DETROIT (CBS Detroit) - DTE Energy says it is planning a five-year $7 billion investment in Southeast Michigan's electric grid.
According to a press release, the investment includes increased automation, self-healing circuits, pole maintenance, tree trimming and projects that modernize the grid's oldest infrastructure. Additionally, the company is planning pilot projects to study the cost and benefits of non-wire alternatives -- energy storage and burying existing overhead power line in residential areas.
The investment was detailed in a filing with the Michigan Public Service Commission (MPSC) in September.
"This visionary plan recognizes that our customers' homes and businesses interact with the electric grid in ways we couldn't imagine just 20 years ago, and the future of mobility is being revolutionized again in Michigan through electrification, all of which means the grid we share must be adapted to the 21st century," says Jerry Norcia, president and CEO of DTE Energy. "Much of our grid was designed and built more than a century ago, providing customers the energy required for a much simpler day-to-day life."
This comes after massive power outages were reported throughout the region amid severe storms during the summer.
In August, Michigan Attorney General Dana Nessel urged DTE, as well as Consumers Energy, to increase the credits offered to customers who suffered losses because of outages.
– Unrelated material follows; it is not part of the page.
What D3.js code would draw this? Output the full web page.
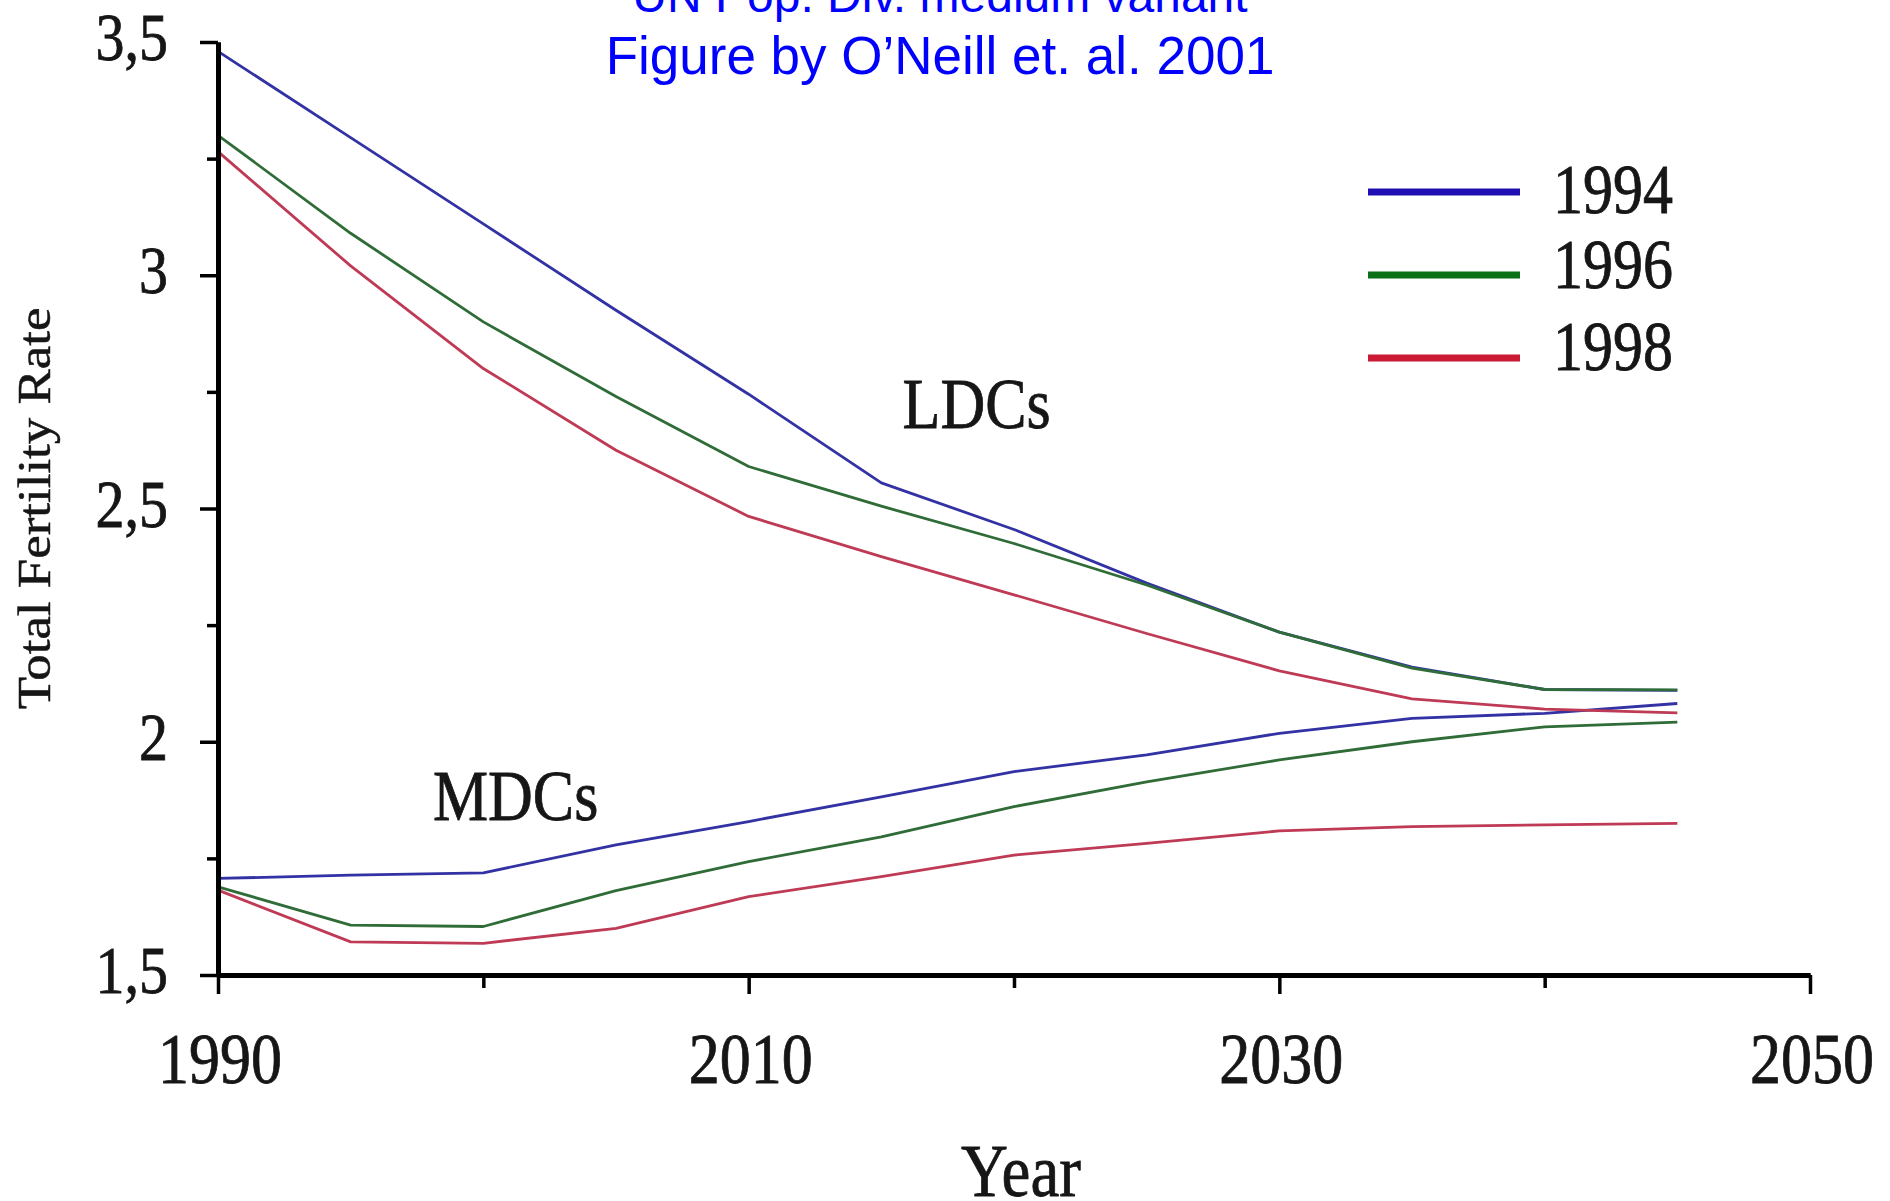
<!DOCTYPE html>
<html>
<head>
<meta charset="utf-8">
<script src="https://cdn.jsdelivr.net/npm/d3@7"></script>
<style>
  html, body { margin: 0; padding: 0; background: #ffffff; }
  svg { display: block; }
</style>
</head>
<body>
<script>
// ---------- data ----------
const years = [1990, 1995, 2000, 2005, 2010, 2015, 2020, 2025, 2030, 2035, 2040, 2045];
const ldc1994 = [3.48, 3.295, 3.11, 2.925, 2.745, 2.555, 2.455, 2.34, 2.235, 2.16, 2.112, 2.11];
const ldc1996 = [3.30, 3.09, 2.90, 2.74, 2.59, 2.505, 2.425, 2.336, 2.235, 2.158, 2.112, 2.111];
const ldc1998 = [3.265, 3.02, 2.80, 2.625, 2.483, 2.397, 2.315, 2.232, 2.152, 2.092, 2.07, 2.062];
const mdc1994 = [1.707, 1.714, 1.719, 1.779, 1.829, 1.882, 1.936, 1.972, 2.018, 2.05, 2.061, 2.082];
const mdc1996 = [1.689, 1.607, 1.604, 1.681, 1.743, 1.796, 1.861, 1.914, 1.961, 2.0, 2.032, 2.042];
const mdc1998 = [1.682, 1.571, 1.568, 1.600, 1.668, 1.711, 1.757, 1.782, 1.809, 1.818, 1.822, 1.825];
const seriesNames = ["1994", "1996", "1998"];
const xMajorTicks = [1990, 2010, 2030, 2050];
const xMinorTicks = [2000, 2020, 2040];
const yMajorTicks = [1.5, 2, 2.5, 3, 3.5];
const yTickLabels = ["1,5", "2", "2,5", "3", "3,5"];
const yMinorTicks = [1.75, 2.25, 2.75, 3.25];
const titleLines = ["UN Pop. Div. medium variant", "Figure by O\u2019Neill et. al. 2001"];
const xTitle = "Year";
const yTitle = "Total Fertility Rate";

// ---------- layout ----------
const W = 1890, H = 1201;
const x = d3.scaleLinear().domain([1990, 2050]).range([218, 1810]);
const y = d3.scaleLinear().domain([1.5, 3.5]).range([975, 42]);
const colors = { "1994": "#3232a4", "1996": "#2f6c38", "1998": "#bf3a55" };
const legendColors = { "1994": "#2010b4", "1996": "#0c7016", "1998": "#cc1a34" };
const STRETCH = 1.15;
const serif = "'Liberation Serif', 'Times New Roman', serif";
const ink = "#161616";

const svg = d3.select("body").append("svg").attr("width", W).attr("height", H);
svg.append("rect").attr("width", W).attr("height", H).attr("fill", "#fff");

function inkText(sel) {
  return sel.attr("font-family", serif).attr("fill", ink)
    .attr("stroke", ink).attr("stroke-width", 0.7);
}

// ---------- title ----------
svg.append("text")
  .attr("x", 940).attr("y", 12)
  .attr("text-anchor", "middle")
  .attr("font-family", "'Liberation Sans', Arial, sans-serif")
  .attr("font-size", 48).attr("fill", "#0000ff")
  .text(titleLines[0]);
svg.append("text")
  .attr("x", 940).attr("y", 74)
  .attr("text-anchor", "middle")
  .attr("font-family", "'Liberation Sans', Arial, sans-serif")
  .attr("font-size", 53).attr("fill", "#0000ff")
  .text(titleLines[1]);

// ---------- series ----------
const groups = [
  { name: "1994", ldc: ldc1994, mdc: mdc1994 },
  { name: "1996", ldc: ldc1996, mdc: mdc1996 },
  { name: "1998", ldc: ldc1998, mdc: mdc1998 }
];
const line = d3.line().x(d => x(d[0])).y(d => y(d[1]));
const plot = svg.append("g");
groups.forEach(g => {
  [g.ldc, g.mdc].forEach(vals => {
    plot.append("path")
      .datum(years.map((yr, i) => [yr, vals[i]]))
      .attr("d", line)
      .attr("fill", "none")
      .attr("stroke", colors[g.name])
      .attr("stroke-width", 2.8)
      .attr("stroke-linejoin", "round");
  });
});

// ---------- axes ----------
function styleAxis(sel, w) {
  sel.selectAll(".domain").attr("stroke", "#000").attr("stroke-width", 5);
  sel.selectAll(".tick line").attr("stroke", "#000").attr("stroke-width", w);
  sel.selectAll(".tick text").remove();
}
const xMinor = svg.append("g").attr("transform", `translate(0,${y(1.5)})`)
  .call(d3.axisBottom(x).tickValues(xMinorTicks).tickSize(13).tickSizeOuter(0).tickFormat(""));
styleAxis(xMinor, 3.5);
const xMajor = svg.append("g").attr("transform", `translate(0,${y(1.5)})`)
  .call(d3.axisBottom(x).tickValues(xMajorTicks).tickSize(19).tickSizeOuter(0).tickFormat(""));
styleAxis(xMajor, 3.5);

const yMinor = svg.append("g").attr("transform", `translate(${x(1990)},0)`)
  .call(d3.axisLeft(y).tickValues(yMinorTicks).tickSize(11).tickSizeOuter(0).tickFormat(""));
styleAxis(yMinor, 3.5);
const yMajor = svg.append("g").attr("transform", `translate(${x(1990)},0)`)
  .call(d3.axisLeft(y).tickValues(yMajorTicks).tickSize(18).tickSizeOuter(0).tickFormat(""));
styleAxis(yMajor, 3.5);

// tick labels (stretched serif, like the original bitmap)
inkText(svg.append("g").selectAll("text").data(xMajorTicks).join("text")
  .attr("transform", d => `translate(${x(d) + 2},1083) scale(1,${STRETCH})`)
  .attr("text-anchor", "middle")
  .attr("font-size", 62))
  .text(d => d);

inkText(svg.append("g").selectAll("text").data(yMajorTicks).join("text")
  .attr("transform", d => `translate(168,${y(d) + 18}) scale(1,${STRETCH})`)
  .attr("text-anchor", "end")
  .attr("font-size", 58))
  .text((d, i) => yTickLabels[i]);

// axis titles
inkText(svg.append("text")
  .attr("transform", `translate(${(x(1990) + x(2050)) / 2 + 7},1196) scale(1,${STRETCH})`)
  .attr("text-anchor", "middle")
  .attr("font-size", 65))
  .text(xTitle);

inkText(svg.append("text")
  .attr("transform", `translate(50,${(y(1.5) + y(3.5)) / 2}) rotate(-90) scale(${STRETCH},1)`)
  .attr("text-anchor", "middle")
  .attr("font-size", 46))
  .attr("stroke-width", 0.5)
  .text(yTitle);

// group annotations
inkText(svg.append("text")
  .attr("transform", `translate(${x(2015.8)},${y(2.673)}) scale(1,${STRETCH})`)
  .attr("font-size", 62))
  .text("LDCs");
inkText(svg.append("text")
  .attr("transform", `translate(${x(1998.1)},${y(1.832)}) scale(1,${STRETCH})`)
  .attr("font-size", 62))
  .text("MDCs");

// ---------- legend ----------
const legendLineY = [192, 275, 358];
const legendTextY = [213, 288, 370];
const legend = svg.append("g");
seriesNames.forEach((name, i) => {
  legend.append("line")
    .attr("x1", 1368).attr("x2", 1520)
    .attr("y1", legendLineY[i]).attr("y2", legendLineY[i])
    .attr("stroke", legendColors[name]).attr("stroke-width", 7);
  inkText(legend.append("text")
    .attr("transform", `translate(1553,${legendTextY[i]}) scale(1,${STRETCH})`)
    .attr("font-size", 60))
    .text(name);
});
</script>
</body>
</html>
At that time, nearly 1 million homes and businesses reported losing power following a storm.
In September, DTE said it would spend $70 million through 2023 on top of $190 million set aside for tree trimming each year.
In the press release, the company says the investments "will minimize more costly outages and allow DTE to build and operate a clean, affordable, reliable, resilient, and accessible grid that will support the evolving needs of its customers and the State of Michigan well into the future."